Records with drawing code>
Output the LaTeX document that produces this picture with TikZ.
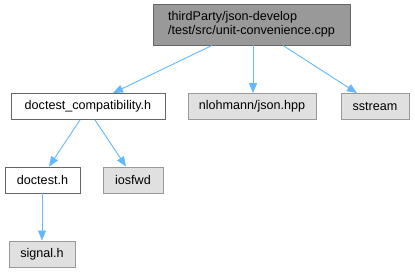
\documentclass[tikz,border=0pt]{standalone}
\usepackage{fontspec}
\setmainfont{Liberation Sans}
\usetikzlibrary{arrows.meta}
\definecolor{edgeblue}{HTML}{63B8FF}
\definecolor{rootfill}{HTML}{999999}
\definecolor{rootdraw}{HTML}{666666}
\definecolor{extfill}{HTML}{E0E0E0}
\definecolor{extdraw}{HTML}{999999}
\begin{document}
\begin{tikzpicture}[x=1pt,y=1pt,
  every node/.style={font=\fontsize{12.6}{14}\selectfont, inner sep=0pt, line width=0.9pt},
  rootbox/.style={draw=rootdraw, fill=rootfill, minimum width=197pt, minimum height=41pt, align=left},
  filebox/.style={draw=rootdraw, fill=white, minimum height=26pt},
  extbox/.style={draw=extdraw, fill=extfill, minimum height=26pt},
  dep/.style={draw=edgeblue, line width=0.9pt, -{Triangle[length=10pt,width=8pt]}}]
\useasboundingbox (0,0) rectangle (415,272);
% include graph nodes
\node[rootbox] (root) at (251.5,247.5) {thirdParty/json-develop\\/test/src/unit-convenience.cpp};
\node[filebox, minimum width=154pt] (compat) at (88,165.5) {doctest\_compatibility.h};
\node[extbox, minimum width=128pt] (json) at (252,165.5) {nlohmann/json.hpp};
\node[extbox, minimum width=68pt] (sstream) at (375,165.5) {sstream};
\node[filebox, minimum width=75pt] (doctest) at (42.5,92) {doctest.h};
\node[extbox, minimum width=60pt] (iosfwd) at (133,92) {iosfwd};
\node[extbox, minimum width=66pt] (signal) at (42,18) {signal.h};
% include edges
\draw[dep] ([xshift=-39.5pt]root.south) -- ([xshift=25pt]compat.north);
\draw[dep] ([xshift=1.5pt]root.south) -- ([xshift=1pt]json.north);
\draw[dep] ([xshift=31.5pt]root.south) -- ([xshift=-18pt]sstream.north);
\draw[dep] ([xshift=-8pt]compat.south) -- ([xshift=6.5pt]doctest.north);
\draw[dep] ([xshift=7pt]compat.south) -- ([xshift=-7pt]iosfwd.north);
\draw[dep] ([xshift=-0.5pt]doctest.south) -- (signal.north);
\end{tikzpicture}
\end{document}
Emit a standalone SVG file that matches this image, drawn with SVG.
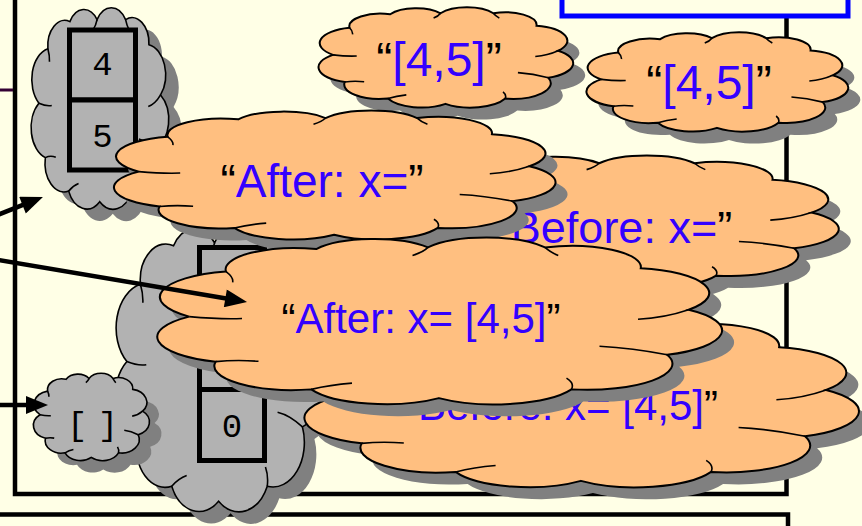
<svg xmlns="http://www.w3.org/2000/svg" width="862" height="526" viewBox="0 0 862 526">
<style>
.bg{fill:#FFFFE6}
.frame{fill:none;stroke:#000;stroke-width:4.5}
.blue{fill:#FFFFE6;stroke:#0000FF;stroke-width:5}
.shadow{fill:#808080;stroke:none}
.gray{fill:#B2B2B2;stroke:#000;stroke-width:1.6}
.orange{fill:#FFBF80;stroke:#000;stroke-width:2}
.crease{fill:none;stroke:#000;stroke-width:1.6}
.box{fill:#B2B2B2;stroke:#000;stroke-width:5}
.mono{font-family:"Liberation Mono","DejaVu Sans Mono",monospace;font-size:34px;fill:#000;text-anchor:middle}
.lbl{font-family:"Liberation Sans",Arial,sans-serif;fill:#3300FF;text-anchor:middle}
.q{fill:#000}
.conn{stroke:#000;stroke-width:4.5;fill:none;marker-end:url(#ah)}
</style>
<defs>
<path id="cloud" vector-effect="non-scaling-stroke" d="M4.4,47.4 A15.5,15.5 0 0 1 11.1,20.6 A12.6,12.6 0 0 1 27.5,7.2 A12.2,12.2 0 0 1 47.8,6.2 A12.6,12.6 0 0 1 69.1,6.2 A12.6,12.6 0 0 1 86.5,18.6 A15,15 0 0 1 95.2,43.3 A15.5,15.5 0 0 1 91.3,70.1 A15.5,15.5 0 0 1 73.9,90.7 A15.5,15.5 0 0 1 49.8,95.9 A14.8,14.8 0 0 1 26.6,90.7 A14.3,14.3 0 0 1 9.2,74.2 A15.5,15.5 0 0 1 4.4,47.4 Z"/>
<path id="crease" vector-effect="non-scaling-stroke" d="M4.4,47.4 Q10,49 14,48.5 M11.1,20.6 Q12.5,24 12.3,27 M47.8,6.2 Q47,9 45,11 M69.1,6.2 Q70,9 71.5,11 M95.2,43.3 Q91,48 86,49 M91.3,70.1 Q85,66 79,65 M73.9,90.7 Q74.5,87 73,84 M26.6,90.7 Q30,88 34,87 M9.2,74.2 Q13,73 17,74"/>
<marker id="ah" markerUnits="userSpaceOnUse" markerWidth="24" markerHeight="18" viewBox="0 0 22 18" refX="10" refY="9" orient="auto"><path d="M0,0 L22,9 L0,18 Z" fill="#000"/></marker>
</defs>
<rect class="bg" x="0" y="0" width="862" height="526"/>
<g id="frames">
<rect class="frame" x="15" y="-10" width="771.5" height="504"/>
<rect class="frame" x="-10" y="514.5" width="798" height="30"/>
<rect class="blue" x="562" y="-10" width="286" height="26"/>
<line x1="0" y1="90" x2="13" y2="90" stroke="#330033" stroke-width="3"/>
</g>
<g id="list45">
<use href="#cloud" class="shadow" transform="translate(46,19) scale(1.34,2.03)"/>
<use href="#cloud" class="gray" transform="translate(33,7) scale(1.34,2.03)"/>
<use href="#crease" class="crease" transform="translate(33,7) scale(1.34,2.03)"/>
<rect class="box" x="69.5" y="30" width="66" height="70"/>
<rect class="box" x="69.5" y="100" width="66" height="70"/>
<text class="mono" x="102.5" y="75">4</text>
<text class="mono" x="102.5" y="147">5</text>
</g>
<g id="column">
<use href="#cloud" class="shadow" transform="translate(130,237) scale(2.02,2.88)"/>
<use href="#cloud" class="gray" transform="translate(118,225) scale(2.02,2.88)"/>
<use href="#crease" class="crease" transform="translate(118,225) scale(2.02,2.88)"/>
<rect class="box" x="199.5" y="247.5" width="65" height="71"/>
<rect class="box" x="199.5" y="318.5" width="65" height="71"/>
<rect class="box" x="199.5" y="389.5" width="65" height="71"/>
<text class="mono" x="232" y="437">0</text>
</g>
<g id="empty">
<use href="#cloud" class="shadow" transform="translate(47,385) scale(1.13,0.88)"/>
<use href="#cloud" class="gray" transform="translate(35,373) scale(1.13,0.88)"/>
<use href="#crease" class="crease" transform="translate(35,373) scale(1.13,0.88)"/>
<text class="mono" x="90" y="435" font-size="46" letter-spacing="-5">[ ]</text>
</g>
<g id="str-a">
<use href="#cloud" class="shadow" transform="translate(334,19) scale(2.48,1.01)"/>
<use href="#cloud" class="orange" transform="translate(322,7) scale(2.48,1.01)"/>
<use href="#crease" class="crease" transform="translate(322,7) scale(2.48,1.01)"/>
<text class="lbl" x="439" y="76" font-size="48"><tspan class="q">“</tspan>[4,5]<tspan class="q">”</tspan></text>
</g>
<g id="str-b">
<use href="#cloud" class="shadow" transform="translate(602,44) scale(2.55,1.0)"/>
<use href="#cloud" class="orange" transform="translate(590,32) scale(2.55,1.0)"/>
<use href="#crease" class="crease" transform="translate(590,32) scale(2.55,1.0)"/>
<text class="lbl" x="709" y="99" font-size="48"><tspan class="q">“</tspan>[4,5]<tspan class="q">”</tspan></text>
</g>
<g id="str-c">
<use href="#cloud" class="shadow" transform="translate(397,167) scale(4.48,1.33)"/>
<use href="#cloud" class="orange" transform="translate(385,155) scale(4.48,1.33)"/>
<use href="#crease" class="crease" transform="translate(385,155) scale(4.48,1.33)"/>
<text class="lbl" x="614" y="243" font-size="45"><tspan class="q">“</tspan>Before: x=<tspan class="q">”</tspan></text>
</g>
<g id="str-d">
<use href="#cloud" class="shadow" transform="translate(324,327) scale(5.4,1.73)"/>
<use href="#cloud" class="orange" transform="translate(312,315) scale(5.4,1.73)"/>
<use href="#crease" class="crease" transform="translate(312,315) scale(5.4,1.73)"/>
<text class="lbl" x="561" y="420" font-size="42"><tspan class="q">“</tspan>Before: x= [4,5]<tspan class="q">”</tspan></text>
</g>
<g id="str-e">
<use href="#cloud" class="shadow" transform="translate(132,122) scale(4.3,1.3)"/>
<use href="#cloud" class="orange" transform="translate(120,110) scale(4.3,1.3)"/>
<use href="#crease" class="crease" transform="translate(120,110) scale(4.3,1.3)"/>
<text class="lbl" x="322" y="197" font-size="46"><tspan class="q">“</tspan>After: x=<tspan class="q">”</tspan></text>
</g>
<g id="str-f">
<use href="#cloud" class="shadow" transform="translate(177,249) scale(5.5,1.68)"/>
<use href="#cloud" class="orange" transform="translate(165,237) scale(5.5,1.68)"/>
<use href="#crease" class="crease" transform="translate(165,237) scale(5.5,1.68)"/>
<text class="lbl" x="421" y="333" font-size="42"><tspan class="q">“</tspan>After: x= [4,5]<tspan class="q">”</tspan></text>
</g>
<g id="connectors">
<line class="conn" x1="-5" y1="216" x2="31.8" y2="201.4"/>
<line class="conn" x1="-2" y1="260" x2="235.2" y2="300"/>
<line class="conn" x1="-2" y1="405" x2="36" y2="405"/>
</g>
</svg>
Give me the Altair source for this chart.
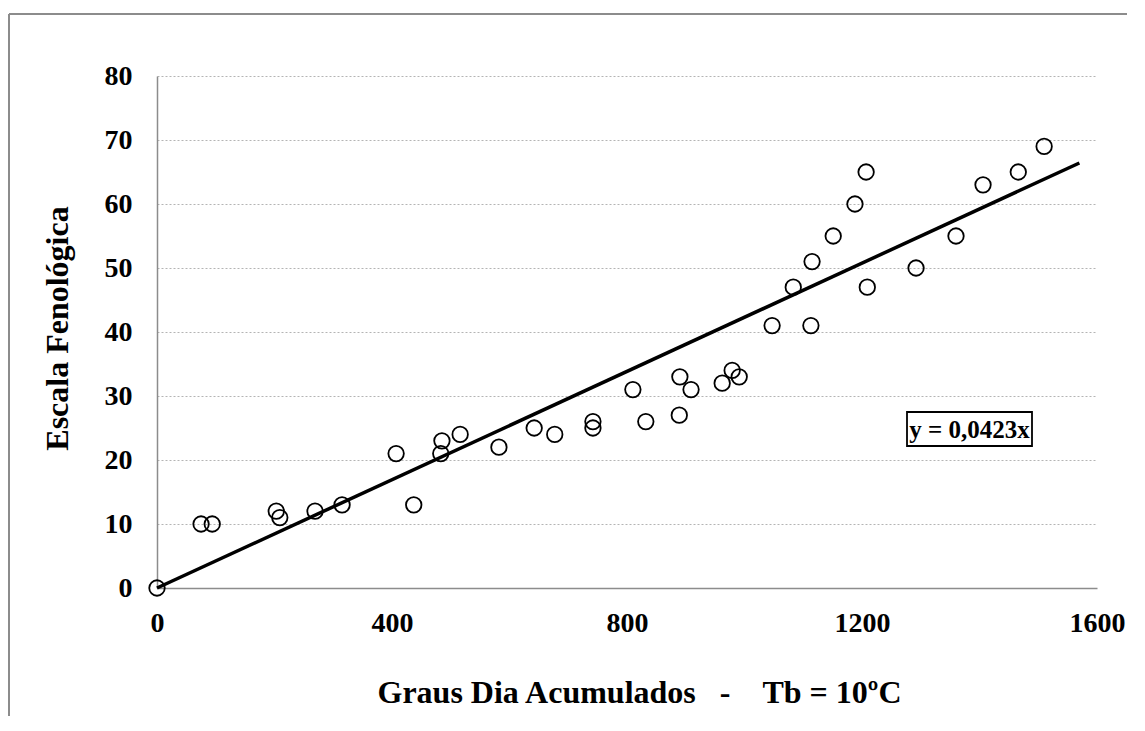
import altair as alt
import pandas as pd

# Observed points (Graus Dia Acumulados, Escala Fenológica)
gda = [0, 75, 94, 203, 209, 269, 315, 407, 437, 483, 485, 516, 582, 642, 677,
       742, 742, 810, 832, 889, 890, 909, 962, 979, 991, 1047, 1113, 1083, 1115,
       1151, 1188, 1207, 1209, 1292, 1360, 1406, 1466, 1510]
escala = [0, 10, 10, 12, 11, 12, 13, 21, 13, 21, 23, 24, 22, 25, 24,
          25, 26, 31, 26, 27, 33, 31, 32, 34, 33, 41, 41, 47, 51,
          55, 60, 65, 47, 50, 55, 63, 65, 69]

# Linear trend through origin: y = 0.0423x
slope = 0.0423
trend_x = [0, 1570]
trend_y = [slope * v for v in trend_x]

x_ticks = [0, 400, 800, 1200, 1600]
y_ticks = [0, 10, 20, 30, 40, 50, 60, 70, 80]
equation = "y = 0,0423x"

FONT = "Liberation Serif"
W, H = 940, 512
PAD_L, PAD_T, PAD_R, PAD_B = 149, 68, 30, 128

pts = pd.DataFrame({"x": gda, "y": escala})
trend = pd.DataFrame({"x": trend_x, "y": trend_y})

xscale = alt.Scale(domain=[0, 1600], nice=False, zero=False)
yscale = alt.Scale(domain=[0, 80], nice=False, zero=False)

x_axis = alt.Axis(
    values=x_ticks, format="d", grid=False, ticks=False, labelPadding=21,
    labelFlush=False, labelOverlap=False,
    labelFontSize=28, labelFont=FONT, labelFontWeight="bold", labelColor="black",
    domainColor="#8c8c8c", domainWidth=1.5,
    title="Graus Dia Acumulados\u00a0\u00a0\u00a0-\u00a0\u00a0\u00a0\u00a0Tb = 10ºC",
    titleFont=FONT, titleFontSize=32, titleFontWeight="bold", titleColor="black",
    titleX=482, titleY=104, titleBaseline="middle", titleAlign="center",
)
y_axis = alt.Axis(
    values=y_ticks, format="d", grid=True, gridColor="#b4b4b4", gridDash=[2, 2],
    gridWidth=1, ticks=False, labelPadding=25, labelFlush=False, labelOverlap=False,
    labelFontSize=28, labelFont=FONT, labelFontWeight="bold", labelColor="black",
    domainColor="#8c8c8c", domainWidth=1.5,
    title="Escala Fenológica", titleFont=FONT, titleFontSize=32,
    titleFontWeight="bold", titleColor="black",
    titleX=-100, titleY=252, titleBaseline="middle", titleAngle=-90, titleAlign="center",
)

points = alt.Chart(pts).mark_point(
    shape="circle", filled=False, color="black", strokeWidth=1.8, size=240, opacity=1
).encode(
    x=alt.X("x:Q", scale=xscale, axis=x_axis),
    y=alt.Y("y:Q", scale=yscale, axis=y_axis),
)

line = alt.Chart(trend).mark_line(color="black", strokeWidth=3.5).encode(
    x=alt.X("x:Q", scale=xscale),
    y=alt.Y("y:Q", scale=yscale),
)

box = alt.Chart(pd.DataFrame({"t": [equation]})).mark_rect(
    fill="white", stroke="black", strokeWidth=1.8
).encode(
    x=alt.value(750), x2=alt.value(875), y=alt.value(336), y2=alt.value(370)
)
eq_text = alt.Chart(pd.DataFrame({"t": [equation]})).mark_text(
    font=FONT, fontSize=25, fontWeight="bold", color="black",
    align="center", baseline="middle"
).encode(
    text="t:N", x=alt.value(812.5), y=alt.value(354)
)

# outer chart-area border (top and left edges visible)
border_top = alt.Chart(pd.DataFrame({"t": [0]})).mark_rule(
    color="#8c8c8c", strokeWidth=2
).encode(x=alt.value(-148), x2=alt.value(W + PAD_R), y=alt.value(-62))
border_left = alt.Chart(pd.DataFrame({"t": [0]})).mark_rule(
    color="#8c8c8c", strokeWidth=2
).encode(x=alt.value(-148), y=alt.value(-62), y2=alt.value(H + PAD_B))

chart = alt.layer(
    border_top, border_left, line, points, box, eq_text
).properties(
    width=W, height=H,
    autosize=alt.AutoSizeParams(type="none"),
    padding={"left": PAD_L, "top": PAD_T, "right": PAD_R, "bottom": PAD_B},
    background="white",
).configure_view(stroke=None)

chart.save("out.html", embed_options={"renderer": "svg", "actions": False})
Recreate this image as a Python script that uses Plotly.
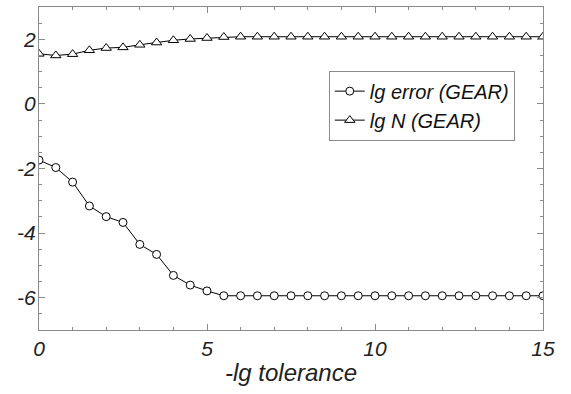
import plotly.graph_objects as go

x_vals = [i * 0.5 for i in range(31)]
lg_error = [-1.74, -1.97, -2.42, -3.16, -3.49, -3.67, -4.35, -4.66, -5.31, -5.61, -5.79,
            -5.94, -5.94, -5.94, -5.94, -5.94, -5.94, -5.94, -5.94, -5.94, -5.94,
            -5.94, -5.94, -5.94, -5.94, -5.94, -5.94, -5.94, -5.94, -5.94, -5.94]
lg_n = [1.55, 1.50, 1.54, 1.66, 1.73, 1.75, 1.83, 1.90, 1.97, 2.01, 2.04,
        2.07, 2.08, 2.08, 2.08, 2.08, 2.08, 2.08, 2.08, 2.08, 2.08,
        2.08, 2.08, 2.08, 2.08, 2.08, 2.08, 2.08, 2.08, 2.08, 2.08]
names = ["lg error (GEAR)", "lg N (GEAR)"]
x_ticks = [0, 5, 10, 15]
x_ticktext = ["0", "5", "10", "15"]
y_ticks = [-6, -4, -2, 0, 2]
y_ticktext = ["-6", "-4", "-2", "0", "2"]

FONT = "Arial, Liberation Sans, sans-serif"

fig = go.Figure()
fig.add_trace(go.Scatter(x=x_vals, y=lg_error, mode="lines+markers", name=names[0],
                         line=dict(color="black", width=1),
                         marker=dict(symbol="circle", size=8, color="white",
                                     line=dict(color="black", width=1))))
fig.add_trace(go.Scatter(x=x_vals, y=lg_n, mode="lines+markers", name=names[1],
                         line=dict(color="black", width=1),
                         marker=dict(symbol="triangle-up", size=9, color="white",
                                     line=dict(color="black", width=1))))

axis_common = dict(showline=True, linecolor="#8a8a8a", linewidth=1, mirror="ticks",
                   ticks="inside", ticklen=6, tickcolor="#8a8a8a", showgrid=False,
                   zeroline=False,
                   tickfont=dict(family=FONT, size=21, color="#222", style="italic"))

fig.update_layout(
    width=571, height=394,
    margin=dict(l=39, r=28, t=7, b=64),
    plot_bgcolor="white", paper_bgcolor="white",
    showlegend=True,
    legend=dict(x=0.944, y=0.803, xanchor="right", yanchor="top",
                bgcolor="white", bordercolor="#8a8a8a", borderwidth=1,
                font=dict(family=FONT, size=20, color="#111", style="italic"),
                tracegroupgap=0, itemwidth=30),
    xaxis=dict(range=[0, 15], tickvals=x_ticks, ticktext=x_ticktext,
               minor=dict(dtick=1, ticks="inside", ticklen=3, tickcolor="#8a8a8a"),
               title=dict(text="-lg tolerance", standoff=4,
                          font=dict(family=FONT, size=24, color="#222", style="italic")),
               **axis_common),
    yaxis=dict(range=[-7, 3], tickvals=y_ticks, ticktext=y_ticktext,
               minor=dict(dtick=0.5, ticks="inside", ticklen=3, tickcolor="#8a8a8a"),
               ticklabelstandoff=-2,
               **axis_common),
)

fig.write_html("out.html")
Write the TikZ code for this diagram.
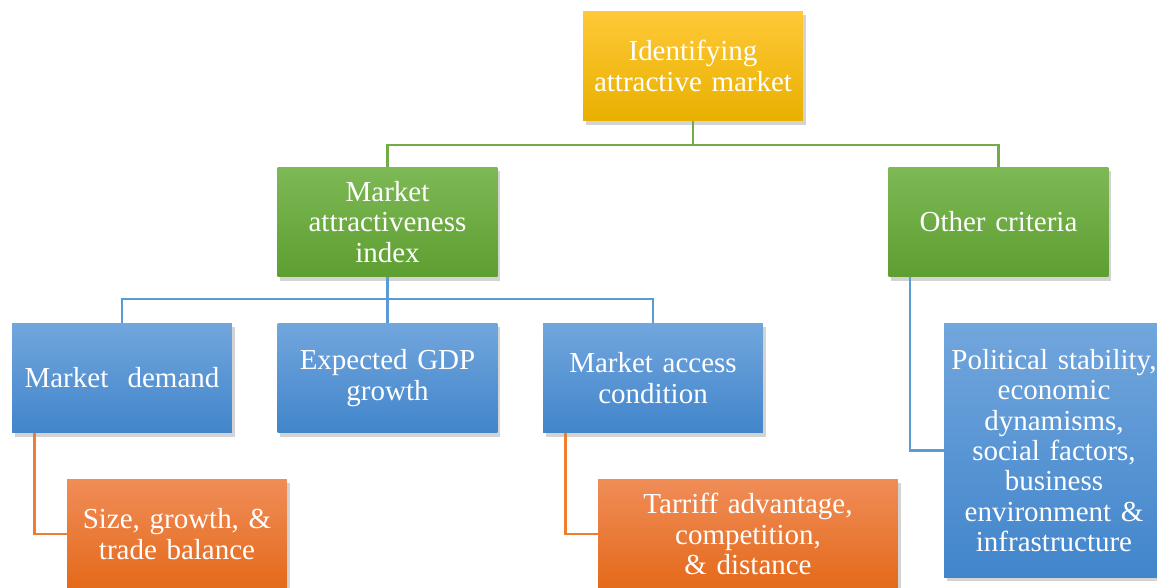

Description of the task> The first line to give again is the one with "Give me the Altair source for this chart.", and the last is the one with "yscale = alt.Scale(domain=[0, 80], nice=False, zero=False)". Repeat them and everything between exactly, minus the pictures.

Result of the task>
Give me the Altair source for this chart.
import altair as alt
import pandas as pd

# Observed points (Graus Dia Acumulados, Escala Fenológica)
gda = [0, 75, 94, 203, 209, 269, 315, 407, 437, 483, 485, 516, 582, 642, 677,
       742, 742, 810, 832, 889, 890, 909, 962, 979, 991, 1047, 1113, 1083, 1115,
       1151, 1188, 1207, 1209, 1292, 1360, 1406, 1466, 1510]
escala = [0, 10, 10, 12, 11, 12, 13, 21, 13, 21, 23, 24, 22, 25, 24,
          25, 26, 31, 26, 27, 33, 31, 32, 34, 33, 41, 41, 47, 51,
          55, 60, 65, 47, 50, 55, 63, 65, 69]

# Linear trend through origin: y = 0.0423x
slope = 0.0423
trend_x = [0, 1570]
trend_y = [slope * v for v in trend_x]

x_ticks = [0, 400, 800, 1200, 1600]
y_ticks = [0, 10, 20, 30, 40, 50, 60, 70, 80]
equation = "y = 0,0423x"

FONT = "Liberation Serif"
W, H = 940, 512
PAD_L, PAD_T, PAD_R, PAD_B = 149, 68, 30, 128

pts = pd.DataFrame({"x": gda, "y": escala})
trend = pd.DataFrame({"x": trend_x, "y": trend_y})

xscale = alt.Scale(domain=[0, 1600], nice=False, zero=False)
yscale = alt.Scale(domain=[0, 80], nice=False, zero=False)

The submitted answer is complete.